TASK DIRECTIONS
Exactly reproduce the lines that run from the one containing "Convert this chart to matplotlib code." through the one containing "plt.rcParams['font.family'] = ['Lato', 'DejaVu", ends included, with no pictures.

━━━━━ ENTRIES SHOWN

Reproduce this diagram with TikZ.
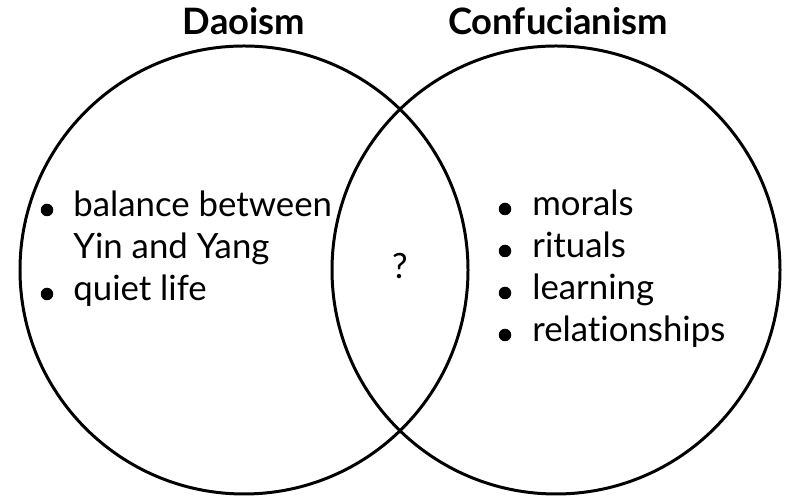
\documentclass[tikz,border=0pt]{standalone}
\usepackage{fontspec}
\setmainfont{Lato}[Ligatures=NoCommon]
\usetikzlibrary{shapes}
\tikzstyle{vcirc}=[circle,draw=black,line width=1.7pt,minimum size=8.96cm,inner sep=0pt]
\tikzstyle{hlabel}=[anchor=base,inner sep=0pt,font=\fontsize{20.7}{25}\selectfont\bfseries]
\tikzstyle{entry}=[anchor=base west,inner sep=0pt,font=\fontsize{19.8}{24}\selectfont]
\tikzstyle{bul}=[circle,fill=black,inner sep=0pt,minimum size=0.25cm]

\begin{document}
\begin{tikzpicture}
\useasboundingbox (0,0) rectangle (16,10);
\node[vcirc] (L) at (4.88,4.6) {};
\node[vcirc] (R) at (11.12,4.6) {};
\node[hlabel] (Lh) at (4.88,9.3) {Daoism};
\node[hlabel] (Rh) at (11.16,9.3) {Confucianism};
% left side
\node[bul] (Lb1) at (0.94,5.8) {};
\node[entry] (L1) at (1.46,5.66) {balance between};
\node[entry] (L2) at (1.46,4.82) {Yin and Yang};
\node[bul] (Lb2) at (0.94,4.12) {};
\node[entry] (L3) at (1.46,3.98) {quiet life};
% middle
\node[entry,anchor=base] (M) at (8.0,4.42) {?};
% right side
\node[bul] (Rb1) at (10.1,5.82) {};
\node[entry] (R1) at (10.64,5.68) {morals};
\node[bul] (Rb2) at (10.1,4.98) {};
\node[entry] (R2) at (10.64,4.84) {rituals};
\node[bul] (Rb3) at (10.1,4.14) {};
\node[entry] (R3) at (10.64,4.0) {learning};
\node[bul] (Rb4) at (10.1,3.3) {};
\node[entry] (R4) at (10.64,3.16) {relationships};
\end{tikzpicture}
\end{document}
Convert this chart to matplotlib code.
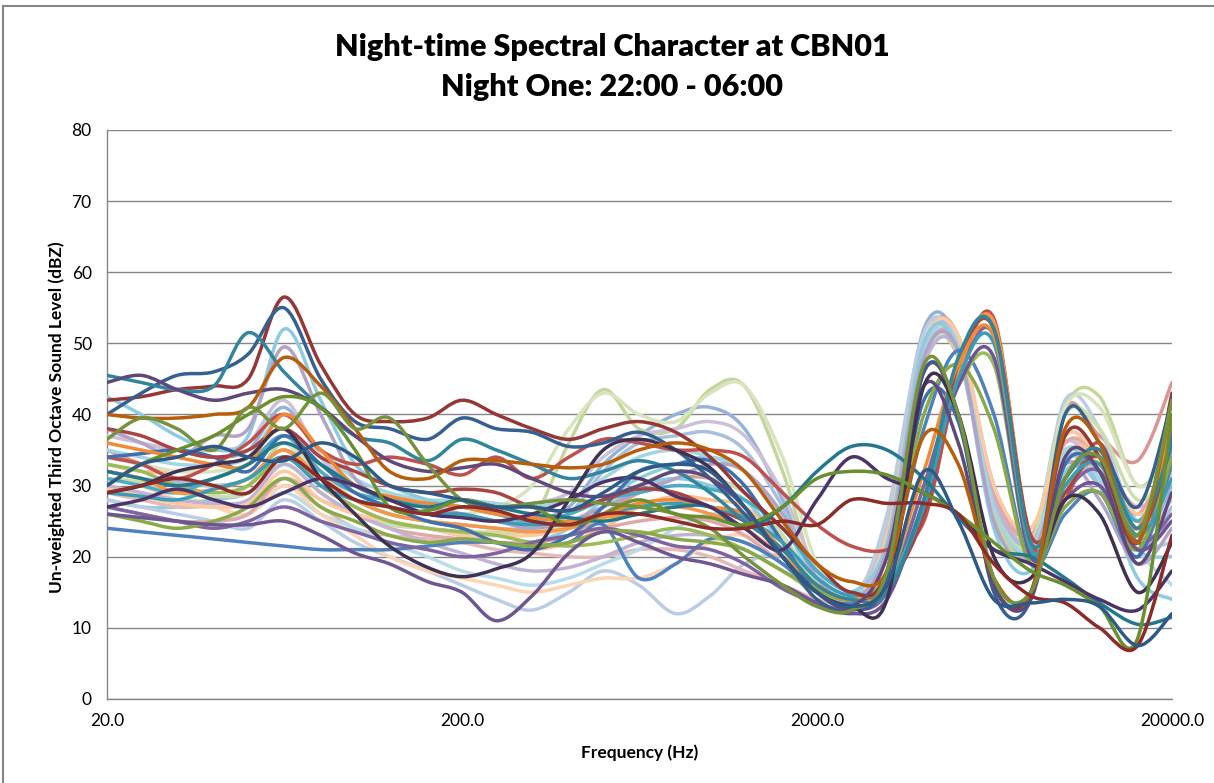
import numpy as np
import matplotlib.pyplot as plt
from matplotlib.path import Path
from matplotlib.patches import PathPatch
from matplotlib.lines import Line2D
from matplotlib.ticker import NullLocator

plt.rcParams['font.family'] = ['Lato', 'DejaVu Sans']

# third octave band centres (Hz)
freqs = [20, 25, 31.5, 40, 50, 63, 80, 100, 125, 160, 200, 250, 315, 400, 500, 630,
         800, 1000, 1250, 1600, 2000, 2500, 3150, 4000, 5000, 6300, 8000, 10000,
         12500, 16000, 20000]

# pastel runs (drawn first)
p01 = [38, 36, 35, 34, 35, 41, 34, 30, 28, 27, 26, 25, 25, 27, 33, 37, 40, 41, 38, 28, 16, 13, 24, 52, 50, 26, 21, 34, 31, 22, 30]
p02 = [35, 33, 31, 30, 31, 35, 30, 27, 25, 24, 23, 22, 22, 23, 26, 29, 31, 31, 29, 23, 16, 13, 23, 50, 51, 27, 22, 41, 37, 33.5, 44.5]
p03 = [30, 29, 28, 28, 30, 36, 31, 28, 26, 25, 24, 23, 25, 36, 43.5, 38, 38, 43.5, 44, 32, 17, 14, 25, 49, 48, 26, 21, 41, 42.5, 30, 36]
p04 = [28, 27, 27, 28, 29, 33, 29, 26, 24.5, 24, 23, 22, 22, 24, 28, 31, 33, 34, 32, 25, 16, 13, 22, 48, 50, 28, 21, 35, 30, 21, 20]
p05 = [33, 32, 32, 33, 34, 38, 32, 28, 26, 25, 24, 22, 21, 22, 24, 27, 28.5, 28, 27, 22, 15, 12.5, 23, 50, 51, 29, 24, 36, 33, 25, 32]
p06 = [28, 27, 26, 25, 24, 28, 25, 22, 20, 18, 16, 14, 12.5, 15, 18, 16, 12, 14.5, 19, 20, 15, 13, 26, 51.5, 50, 30, 22, 42, 38, 25, 31]
p07 = [29, 28, 27, 27, 26, 30, 27, 24, 23, 22.5, 22, 21, 20.5, 20, 20, 21, 21, 20, 18, 16, 14, 13, 24, 49, 51, 30, 23, 37, 34, 27, 32]
p08 = [34, 33, 32, 32, 33, 36, 31, 28, 27, 26, 26, 27, 30, 38, 43, 40, 39, 43, 44, 34, 19, 14, 24, 48, 49, 27, 22, 41, 41, 30, 34]
p09 = [37, 36, 35, 35, 36, 42, 34, 30, 28, 27, 27, 27, 27.5, 29, 34, 37, 38, 39, 37, 29, 18, 14, 24, 50, 50, 28, 22, 36, 31, 23, 28]
p10 = [26, 25.5, 25, 25, 26, 29, 26, 24, 22, 20, 18, 17, 16, 17, 19, 21, 24, 26, 25, 21, 15, 13, 22, 47, 50, 27, 22, 34, 31, 21, 16]
p11 = [31, 30, 28, 27, 26, 30, 26, 23, 20, 18, 17, 16, 15, 16, 17, 17, 19, 22, 23, 20, 14, 12.5, 22, 49, 51, 29, 23, 35, 32, 23, 35]
p12 = [32, 31, 30.5, 30, 31, 35, 31, 28, 26, 25, 24.5, 24, 24, 26, 32, 36, 37, 37.5, 35, 27, 17, 14, 23, 50, 50, 27, 22, 34, 30, 21, 27]
p13 = [27, 26, 25, 25, 26, 31, 28, 26, 24, 23, 22.5, 22, 22, 23, 24, 25, 25.5, 25, 23, 19, 15, 13, 22, 48, 50, 29, 23, 36, 34, 26, 37]
p14 = [31, 30.5, 29, 28.5, 29, 33, 29, 26, 24.5, 24, 23.5, 23.5, 23.5, 24.5, 27, 30, 32, 31, 29, 23, 16, 13.5, 22, 47, 49, 27, 22, 40, 38, 28, 33]
p15 = [30, 29, 28, 27.5, 28, 33, 29, 26, 24, 22, 20.5, 19, 18, 18.5, 20, 22, 23, 23, 22, 19, 15, 13, 22, 47, 49, 28, 22, 33, 30, 22, 25]
p16 = [35, 34, 33, 33, 34, 40, 35, 31, 29, 28, 28, 27.5, 27, 28, 31, 34, 35, 34, 32, 25, 17, 14, 23, 49, 50, 27, 21, 35, 31, 22, 22]
p17 = [29.5, 28.5, 27.5, 27, 27.5, 32, 28, 26, 25, 24, 23, 23, 23, 24, 25.5, 27.5, 28, 27, 25, 21, 15, 13, 23, 50, 51, 30, 24, 37, 34, 26, 31]
p18 = [42.5, 40, 37, 35, 37, 52, 42, 33, 30, 28, 27, 26, 25, 26, 28, 30, 31, 30, 28, 22, 17, 15, 22, 50, 49, 24, 18, 32, 30, 17, 14]
p19 = [38, 36, 34, 37, 38, 49.5, 40, 31, 28, 27, 26, 25, 24, 25, 27, 29, 31, 33, 32, 26, 17, 14, 21, 48, 49, 25, 20, 33, 28, 19, 24]

# mid-tone runs
m01 = [24, 23.5, 23, 22.5, 22, 21.5, 21, 21, 21, 21.5, 22, 22, 21.5, 22, 24.5, 17, 19, 22.5, 22, 19, 15, 13.5, 18, 38, 49, 40, 19, 26, 29, 20, 33]
m02 = [34, 33, 31, 33, 36, 40, 35, 33, 34, 33, 31.5, 34, 31, 34, 36.5, 36, 35, 35, 34, 29, 24.5, 21.5, 21, 25, 45, 53.5, 22, 28, 36, 24, 38]
m03 = [33, 32, 30, 29, 30, 34, 30, 27, 25, 24, 23.5, 23, 22, 21.5, 22, 23, 24, 23, 21, 18, 15, 14, 16, 30, 44, 47, 20, 30, 33, 24, 36]
m04 = [27, 26, 25, 24, 25, 27, 25, 23.5, 22, 21, 20, 20.5, 22, 23, 24, 23, 21.5, 21, 19, 15.5, 13.5, 12.5, 15, 30, 45, 51, 21, 29, 32, 22, 26]
m05 = [31, 30, 29, 31, 33, 37, 32, 29, 28, 27.5, 27, 26, 25, 26, 28, 29, 30, 29.5, 28, 24, 18, 15, 16, 28, 47, 52.5, 21, 31, 34, 25, 35]
m06 = [32, 31, 29, 29.5, 31, 35, 31, 28, 26, 25, 24.5, 24, 23.5, 24, 25.5, 26, 27, 26, 24, 20, 16, 14, 16, 27, 46, 53, 23, 30, 33, 24, 40]
m07 = [34, 34.5, 35, 34, 32, 37, 33, 29, 27, 25, 24, 22, 21, 23, 27, 32, 33, 33.5, 30, 22, 15, 13, 17, 42, 39, 16, 15, 33, 32, 20, 37]
m08 = [38, 37, 35, 34, 35, 38, 34, 32, 30, 29, 29.5, 29, 27, 26.5, 28, 29.5, 29, 27, 25, 21, 16, 14, 16, 26, 47, 52, 23, 29, 34, 23, 36]
m09 = [26, 25, 24, 25, 27, 31, 27, 25, 23, 22, 22.5, 22, 21.5, 22, 23.5, 23.5, 22.5, 22, 21, 18, 15.5, 14, 18, 40, 47, 38, 19, 27, 29, 21, 34]
m10 = [26, 25.5, 25, 24.5, 24.5, 25, 23, 20.5, 19, 16.5, 15, 11, 14.5, 20.5, 23.5, 22, 20, 19, 17.5, 16, 13.5, 12, 14, 28, 44, 48, 20, 28, 30, 21, 25]
m11 = [29, 28.5, 28, 29.5, 31, 34, 30, 28, 27, 26, 26, 25, 24.5, 25, 26, 27, 27.5, 27, 25.5, 22, 17, 14.5, 16, 27, 45, 50, 21, 30, 33, 23, 31]
m12 = [36, 35, 34, 33, 33, 40, 35, 30, 28.5, 27.5, 27, 26, 25.5, 25, 26, 27.5, 28, 27, 26, 21, 16, 14, 17, 32, 47, 51, 22, 31, 35, 24, 39]

# dark runs (drawn last, on top)
d01 = [42, 42.5, 43.5, 44, 45, 56.5, 47, 40, 39, 39.5, 42, 40, 38, 36.5, 38, 39, 37.5, 34, 29, 24, 19, 15, 18, 46, 40, 16, 15, 37, 34, 22, 43]
d02 = [40, 43, 45.5, 46, 48.5, 55, 45, 39, 38, 36.5, 39.5, 38, 37.5, 35.5, 36, 37.5, 35, 31, 26, 20, 14, 12.5, 17, 46, 40, 15, 14, 40, 36, 27, 42]
d03 = [45.5, 44.5, 43.5, 44, 51.5, 46, 41, 37, 36, 33.5, 36.5, 35, 33, 31, 32, 33.5, 32, 29, 25, 21, 16, 14, 15, 28, 48, 52, 22, 31, 35, 24, 36]
d04 = [32, 31, 30, 31, 33, 36, 33, 30, 28, 27, 28, 27, 26, 25.5, 25, 26, 27, 27, 24, 27, 32, 35.5, 35, 31, 25.5, 21, 20, 17, 13.5, 10.5, 11.5]
d05 = [44.5, 45.5, 43.5, 42, 43, 43.5, 41, 37, 33.5, 32, 32.5, 33, 31, 29, 28.5, 30, 32, 31, 27, 20, 15, 13, 20, 44, 36, 16, 14, 34, 32, 19, 29]
d06 = [27, 28, 29.5, 28, 27, 29, 31, 30, 28, 26, 25.5, 25, 26, 28, 30.5, 31, 28.5, 27, 24, 21, 28, 34, 31, 29, 26, 21, 19, 16.5, 14, 12.5, 18]
d07 = [29, 30, 32, 33, 34, 38, 31, 26, 21.5, 18.5, 17.2, 18.3, 20.5, 28, 35, 36.5, 35, 32.5, 27, 20, 15, 13, 14, 44, 40, 20, 17, 28, 26, 15, 22]
d08 = [40, 39.5, 39.5, 40, 41, 48, 44, 38, 32, 31, 33.5, 33.5, 33, 32.5, 33, 35, 36, 35, 32, 25, 19, 16.5, 18, 37, 33, 17, 15, 38, 36, 22, 42]
d09 = [36.5, 39.5, 38, 35, 41, 38, 43, 38, 39.5, 33, 28, 27, 27.5, 28, 27.5, 27, 26, 24, 20, 16, 13, 12.5, 18, 47, 40, 17, 15, 31, 34, 23, 42]
d10 = [30, 33, 35, 37, 40, 42.5, 41, 35, 27, 26.5, 28, 27, 27, 24.5, 26, 28, 26, 25.5, 24.5, 27, 31, 32, 31.5, 29, 26, 22, 18, 16, 13, 8.5, 40]
d11 = [29, 30, 31, 30, 29, 34, 31, 28, 27, 26, 27, 26.5, 25, 24.5, 26, 26, 25, 24, 24, 25, 24.5, 28, 27.5, 27.5, 26, 19, 14.5, 13.5, 10, 7.5, 23]
d12 = [30, 33, 34, 35.5, 34, 33.5, 36, 34, 30, 29, 28, 27, 27, 26.5, 29, 32, 33, 32, 27, 20, 15, 13, 16, 32, 25, 14, 13.5, 14, 13, 7.5, 12]

pastel = [p01, p02, p03, p04, p05, p06, p07, p08, p09, p10, p11, p12, p13, p14, p15, p16, p17, p18, p19]
pastel_colors = ['#95B3D7', '#D99694', '#C3D69B', '#92CDDC', '#FAC08F', '#B9CDE5', '#E6B9B8',
                 '#D7E4BD', '#CCC1DA', '#B7DEE8', '#FCD5B5', '#A7C0DE', '#E0A8A6', '#CDDDAB',
                 '#C0B3D3', '#A6D5E2', '#FBCAA2', '#8FCBE0', '#B3A2C7']
mid = [m01, m02, m03, m04, m05, m06, m07, m08, m09, m10, m11, m12]
mid_colors = ['#4F81BD', '#C0504D', '#9BBB59', '#8064A2', '#4BACC6', '#F79646',
              '#3F6FAE', '#A84542', '#8AAA4A', '#6F5592', '#3B9CB6', '#F08A36']
dark = [d01, d02, d03, d04, d05, d06, d07, d08, d09, d10, d11, d12]
dark_colors = ['#953735', '#376092', '#31859C', '#23788E', '#5F497A', '#4A3468',
               '#3F3151', '#B65E0C', '#76923C', '#6A8F2E', '#8C2B28', '#2E5A88']


def smooth_path(x, y):
    # Excel-style smoothed line: cubic Bezier through every point
    lx = np.log10(np.asarray(x, float))
    y = np.asarray(y, float)
    n = len(lx)
    verts = [(lx[0], y[0])]
    codes = [Path.MOVETO]
    for i in range(n - 1):
        a = max(i - 1, 0)
        b = min(i + 2, n - 1)
        c1 = (lx[i] + (lx[i + 1] - lx[a]) / 6, y[i] + (y[i + 1] - y[a]) / 6)
        c2 = (lx[i + 1] - (lx[b] - lx[i]) / 6, y[i + 1] - (y[b] - y[i]) / 6)
        verts += [c1, c2, (lx[i + 1], y[i + 1])]
        codes += [Path.CURVE4] * 3
    verts = np.array(verts)
    verts[:, 0] = 10 ** verts[:, 0]
    return Path(verts, codes)


fig = plt.figure(figsize=(12.14, 7.83), dpi=100)
ax = fig.add_axes([0.0881, 0.1073, 0.8773, 0.7267])
ax.set_xscale('log')
ax.set_xlim(20, 20000)
ax.set_ylim(0, 80)

z = 3
for group, cols in [(pastel, pastel_colors), (mid, mid_colors), (dark, dark_colors)]:
    for vals, c in zip(group, cols):
        ax.add_patch(PathPatch(smooth_path(freqs, vals), fill=False, edgecolor=c,
                               lw=2.5, capstyle='round', joinstyle='round', zorder=z))
        z += 0.01

ax.set_yticks(range(0, 81, 10))
ax.yaxis.grid(True, color='#868686', lw=1)
ax.set_axisbelow(True)
ax.set_xticks([20, 200, 2000, 20000])
ax.set_xticklabels(['20.0', '200.0', '2000.0', '20000.0'])
ax.xaxis.set_minor_locator(NullLocator())
ax.tick_params(axis='both', length=0, labelsize=12.5, colors='black')
ax.tick_params(axis='y', pad=11)
ax.tick_params(axis='x', pad=10)
for s in ['top', 'right']:
    ax.spines[s].set_visible(False)
for s in ['left', 'bottom']:
    ax.spines[s].set_color('#868686')
    ax.spines[s].set_linewidth(1)

ax.set_xlabel('Frequency (Hz)', fontsize=12.5, fontweight='bold')
ax.set_ylabel('Un-weighted Third Octave Sound Level (dBZ)', fontsize=12.5, fontweight='bold')
ax.xaxis.set_label_coords(0.5, -0.08)
ax.yaxis.set_label_coords(-0.039, 0.496)

fig.text(0.504, 1 - 47 / 783, 'Night-time Spectral Character at CBN01', ha='center', va='center',
         fontsize=22, fontweight='heavy')
fig.text(0.504, 1 - 87 / 783, 'Night One: 22:00 - 06:00', ha='center', va='center',
         fontsize=22, fontweight='heavy')

# chart border
fig.add_artist(Line2D([3 / 1214, 1], [1 - 6 / 783, 1 - 6 / 783], transform=fig.transFigure,
                      color='#868686', lw=1.5))
fig.add_artist(Line2D([3 / 1214, 3 / 1214], [0, 1 - 6 / 783], transform=fig.transFigure,
                      color='#868686', lw=1.5))

plt.savefig('out.png', dpi=100)
plt.close()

━━━━━━━━━━

ANSWER TO THIS EXERCISE
Convert this chart to matplotlib code.
import numpy as np
import matplotlib.pyplot as plt
from matplotlib.path import Path
from matplotlib.patches import PathPatch
from matplotlib.lines import Line2D
from matplotlib.ticker import NullLocator

plt.rcParams['font.family'] = ['Lato', 'DejaVu Sans']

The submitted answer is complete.